Make an exact copy of the lines, leaving the pictures out.

————————

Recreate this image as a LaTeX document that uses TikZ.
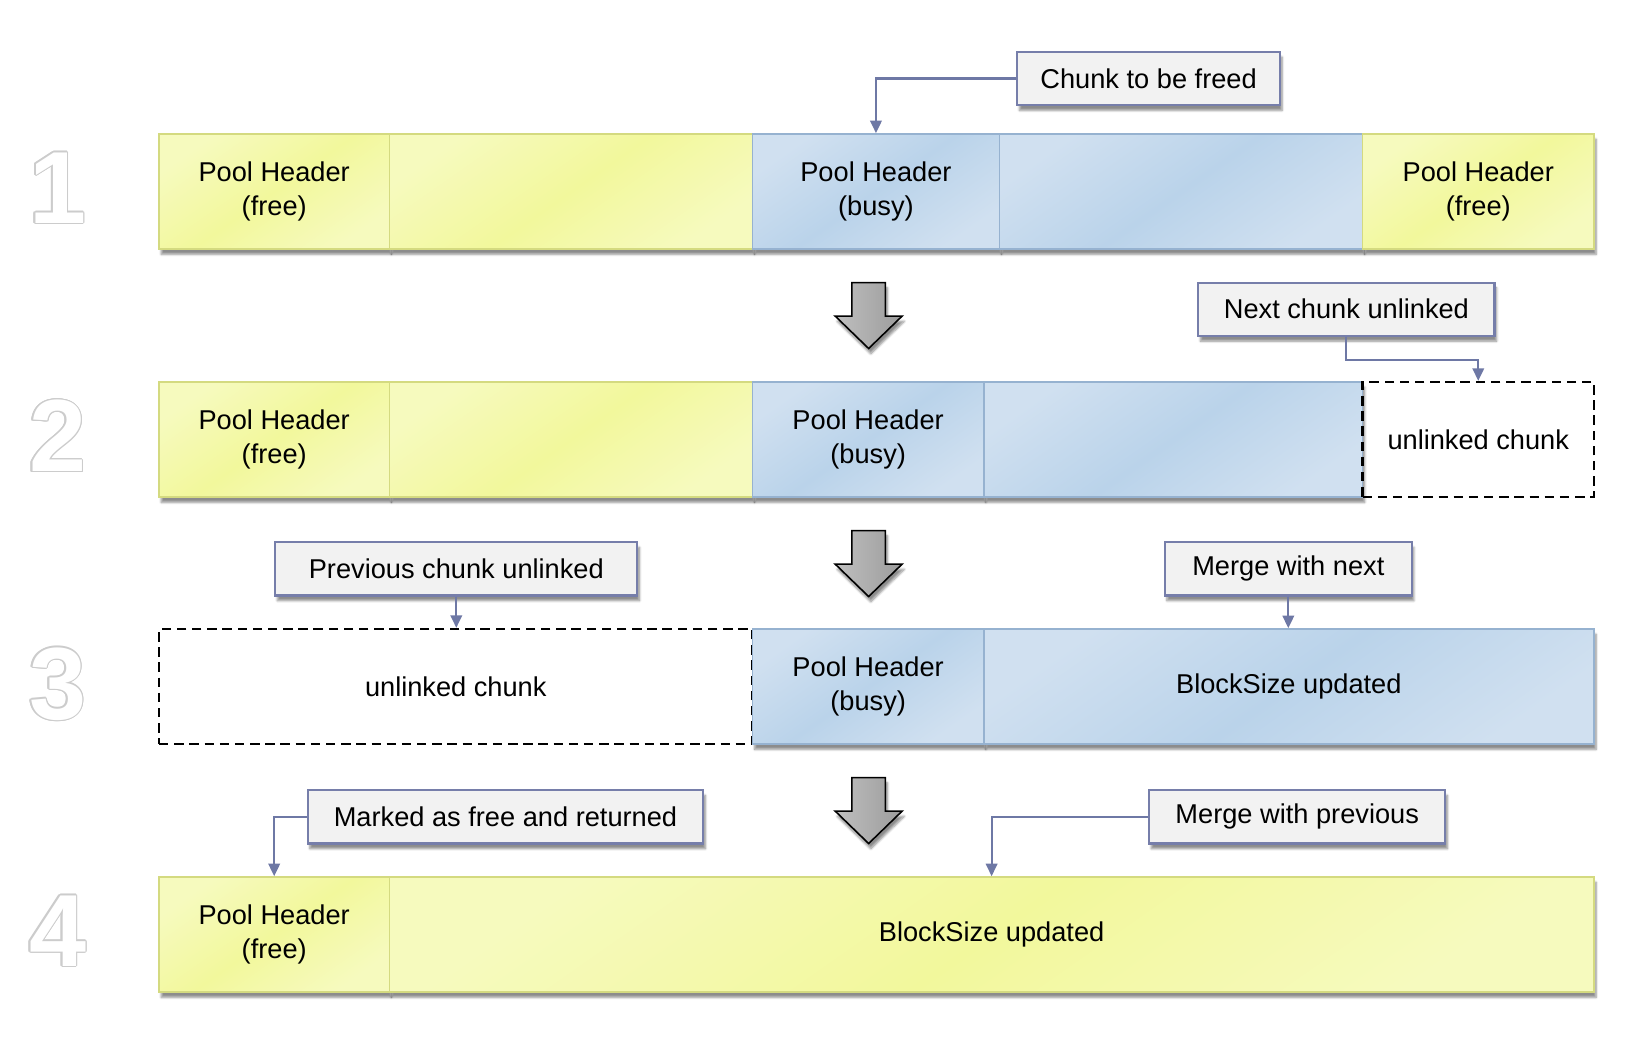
\documentclass[tikz,border=0pt]{standalone}
\usepackage{fontspec}
\setmainfont{Liberation Sans}
\usepackage{contour}
\usetikzlibrary{shadows.blur,arrows.meta}
\definecolor{ymid}{RGB}{242,248,156}
\definecolor{ylight}{RGB}{246,250,190}
\definecolor{yline}{RGB}{212,218,128}
\definecolor{bmid}{RGB}{186,211,234}
\definecolor{blight}{RGB}{208,224,240}
\definecolor{bline}{RGB}{150,178,208}
\definecolor{cfill}{RGB}{242,242,242}
\definecolor{cline}{RGB}{118,126,170}
\definecolor{conncol}{RGB}{110,120,165}
\contourlength{1.1pt}
\begin{document}
\begin{tikzpicture}[x=1pt,y=-1pt,
  font=\fontsize{26}{32}\selectfont,
  shadowed/.style={blur shadow={shadow xshift=2pt,shadow yshift=-5pt,shadow blur steps=6,shadow opacity=45}},
  ybox/.style={shadowed, draw=yline, line width=1.5pt, left color=ylight, right color=ylight, middle color=ymid, shading angle=35, minimum height=110pt, inner sep=0pt, align=center},
  bbox/.style={shadowed, draw=bline, line width=1.5pt, left color=blight, right color=blight, middle color=bmid, shading angle=35, minimum height=110pt, inner sep=0pt, align=center},
  dbox/.style={draw=black, line width=2.2pt, dash pattern=on 9pt off 5.5pt, minimum height=110pt, inner sep=0pt, align=center},
  callout/.style={shadowed, draw=cline, fill=cfill, line width=2pt, minimum height=51pt, inner sep=0pt},
  conn/.style={draw=conncol, line width=2pt, -{Triangle[width=11pt,length=12pt]}},
  bigarrow/.style={shadowed, draw=black, line width=1.5pt, left color=gray!50, right color=gray!78},
  num/.style={font=\fontsize{98}{98}\selectfont\bfseries, inner sep=0pt}
]
\useasboundingbox (0,0) rectangle (1568,994.7);

% step numbers
\node[num] (n1) at (55,180) {\contour{gray!40}{\textcolor{white}{1}}};
\node[num] (n2) at (55,417) {\contour{gray!40}{\textcolor{white}{2}}};
\node[num] (n3) at (55,654) {\contour{gray!40}{\textcolor{white}{3}}};
\node[num] (n4) at (55,890) {\contour{gray!40}{\textcolor{white}{4}}};

% row 1
\node[ybox, minimum width=220pt] (r1a) at (262,183) {Pool Header\\(free)};
\node[ybox, minimum width=347pt] (r1b) at (545.5,183) {};
\node[bbox, minimum width=236pt] (r1c) at (837,183) {Pool Header\\(busy)};
\node[bbox, minimum width=347pt] (r1d) at (1128.5,183) {};
\node[ybox, minimum width=221pt] (r1e) at (1412.5,183) {Pool Header\\(free)};

% row 2
\node[ybox, minimum width=220pt] (r2a) at (262,420) {Pool Header\\(free)};
\node[ybox, minimum width=347pt] (r2b) at (545.5,420) {};
\node[bbox, minimum width=221pt] (r2c) at (829.5,420) {Pool Header\\(busy)};
\node[bbox, minimum width=362pt] (r2d) at (1121,420) {};
\node[dbox, minimum width=221pt] (r2e) at (1412.5,420) {unlinked chunk};

% row 3
\node[dbox, minimum width=567pt] (r3a) at (435.5,656) {unlinked chunk};
\node[bbox, minimum width=221pt] (r3b) at (829.5,656) {Pool Header\\(busy)};
\node[bbox, minimum width=583pt] (r3c) at (1231.5,656) {BlockSize updated};

% row 4
\node[ybox, minimum width=220pt] (r4a) at (262,893) {Pool Header\\(free)};
\node[ybox, minimum width=1151pt] (r4b) at (947.5,893) {BlockSize updated};

% big arrows
\foreach \t in {270,507,743}{
  \path[bigarrow] (814,\t) -- (846,\t) -- (846,\t+32) -- (862,\t+32) -- (830,\t+63) -- (798,\t+32) -- (814,\t+32) -- cycle;
}

% callouts
\node[callout, minimum width=251pt] (cb1) at (1097.5,75) {Chunk to be freed};
\node[callout, minimum width=283pt] (nc) at (1286.5,295.5) {Next chunk unlinked};
\node[callout, minimum width=346pt] (pc) at (436,543.5) {Previous chunk unlinked};
\node[callout, minimum width=236pt] (mn) at (1231,543.5) {Merge with next};
\node[callout, minimum width=378pt] (mf) at (483,780.5) {Marked as free and returned};
\node[callout, minimum width=283pt] (mp) at (1239.5,780.5) {Merge with previous};

% connectors
\draw[conn] (cb1.west) -| (r1c.north);
\draw[conn] (nc.south) -- ++(0,22) -| (r2e.north);
\draw[conn] (pc.south) -- (pc.south |- r3a.north);
\draw[conn] (mn.south) -- (mn.south |- r3c.north);
\draw[conn] (mf.west) -| (r4a.north);
\draw[conn] (mp.west) -| (r4b.north);
\end{tikzpicture}
\end{document}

————————

• TASK SOLUTION:
Recreate this image as a LaTeX document that uses TikZ.
\documentclass[tikz,border=0pt]{standalone}
\usepackage{fontspec}
\setmainfont{Liberation Sans}
\usepackage{contour}
\usetikzlibrary{shadows.blur,arrows.meta}
\definecolor{ymid}{RGB}{242,248,156}
\definecolor{ylight}{RGB}{246,250,190}
\definecolor{yline}{RGB}{212,218,128}
\definecolor{bmid}{RGB}{186,211,234}
\definecolor{blight}{RGB}{208,224,240}
\definecolor{bline}{RGB}{150,178,208}
\definecolor{cfill}{RGB}{242,242,242}
\definecolor{cline}{RGB}{118,126,170}
\definecolor{conncol}{RGB}{110,120,165}
\contourlength{1.1pt}
\begin{document}
\begin{tikzpicture}[x=1pt,y=-1pt,
  font=\fontsize{26}{32}\selectfont,
  shadowed/.style={blur shadow={shadow xshift=2pt,shadow yshift=-5pt,shadow blur steps=6,shadow opacity=45}},
  ybox/.style={shadowed, draw=yline, line width=1.5pt, left color=ylight, right color=ylight, middle color=ymid, shading angle=35, minimum height=110pt, inner sep=0pt, align=center},
  bbox/.style={shadowed, draw=bline, line width=1.5pt, left color=blight, right color=blight, middle color=bmid, shading angle=35, minimum height=110pt, inner sep=0pt, align=center},
  dbox/.style={draw=black, line width=2.2pt, dash pattern=on 9pt off 5.5pt, minimum height=110pt, inner sep=0pt, align=center},
  callout/.style={shadowed, draw=cline, fill=cfill, line width=2pt, minimum height=51pt, inner sep=0pt},
  conn/.style={draw=conncol, line width=2pt, -{Triangle[width=11pt,length=12pt]}},
  bigarrow/.style={shadowed, draw=black, line width=1.5pt, left color=gray!50, right color=gray!78},
  num/.style={font=\fontsize{98}{98}\selectfont\bfseries, inner sep=0pt}
]
\useasboundingbox (0,0) rectangle (1568,994.7);

% step numbers
\node[num] (n1) at (55,180) {\contour{gray!40}{\textcolor{white}{1}}};
\node[num] (n2) at (55,417) {\contour{gray!40}{\textcolor{white}{2}}};
\node[num] (n3) at (55,654) {\contour{gray!40}{\textcolor{white}{3}}};
\node[num] (n4) at (55,890) {\contour{gray!40}{\textcolor{white}{4}}};

% row 1
\node[ybox, minimum width=220pt] (r1a) at (262,183) {Pool Header\\(free)};
\node[ybox, minimum width=347pt] (r1b) at (545.5,183) {};
\node[bbox, minimum width=236pt] (r1c) at (837,183) {Pool Header\\(busy)};
\node[bbox, minimum width=347pt] (r1d) at (1128.5,183) {};
\node[ybox, minimum width=221pt] (r1e) at (1412.5,183) {Pool Header\\(free)};

% row 2
\node[ybox, minimum width=220pt] (r2a) at (262,420) {Pool Header\\(free)};
\node[ybox, minimum width=347pt] (r2b) at (545.5,420) {};
\node[bbox, minimum width=221pt] (r2c) at (829.5,420) {Pool Header\\(busy)};
\node[bbox, minimum width=362pt] (r2d) at (1121,420) {};
\node[dbox, minimum width=221pt] (r2e) at (1412.5,420) {unlinked chunk};

% row 3
\node[dbox, minimum width=567pt] (r3a) at (435.5,656) {unlinked chunk};
\node[bbox, minimum width=221pt] (r3b) at (829.5,656) {Pool Header\\(busy)};
\node[bbox, minimum width=583pt] (r3c) at (1231.5,656) {BlockSize updated};

% row 4
\node[ybox, minimum width=220pt] (r4a) at (262,893) {Pool Header\\(free)};
\node[ybox, minimum width=1151pt] (r4b) at (947.5,893) {BlockSize updated};

% big arrows
\foreach \t in {270,507,743}{
  \path[bigarrow] (814,\t) -- (846,\t) -- (846,\t+32) -- (862,\t+32) -- (830,\t+63) -- (798,\t+32) -- (814,\t+32) -- cycle;
}

% callouts
\node[callout, minimum width=251pt] (cb1) at (1097.5,75) {Chunk to be freed};
\node[callout, minimum width=283pt] (nc) at (1286.5,295.5) {Next chunk unlinked};
\node[callout, minimum width=346pt] (pc) at (436,543.5) {Previous chunk unlinked};
\node[callout, minimum width=236pt] (mn) at (1231,543.5) {Merge with next};
\node[callout, minimum width=378pt] (mf) at (483,780.5) {Marked as free and returned};
\node[callout, minimum width=283pt] (mp) at (1239.5,780.5) {Merge with previous};

% connectors
\draw[conn] (cb1.west) -| (r1c.north);
\draw[conn] (nc.south) -- ++(0,22) -| (r2e.north);
\draw[conn] (pc.south) -- (pc.south |- r3a.north);
\draw[conn] (mn.south) -- (mn.south |- r3c.north);
\draw[conn] (mf.west) -| (r4a.north);
\draw[conn] (mp.west) -| (r4b.north);
\end{tikzpicture}
\end{document}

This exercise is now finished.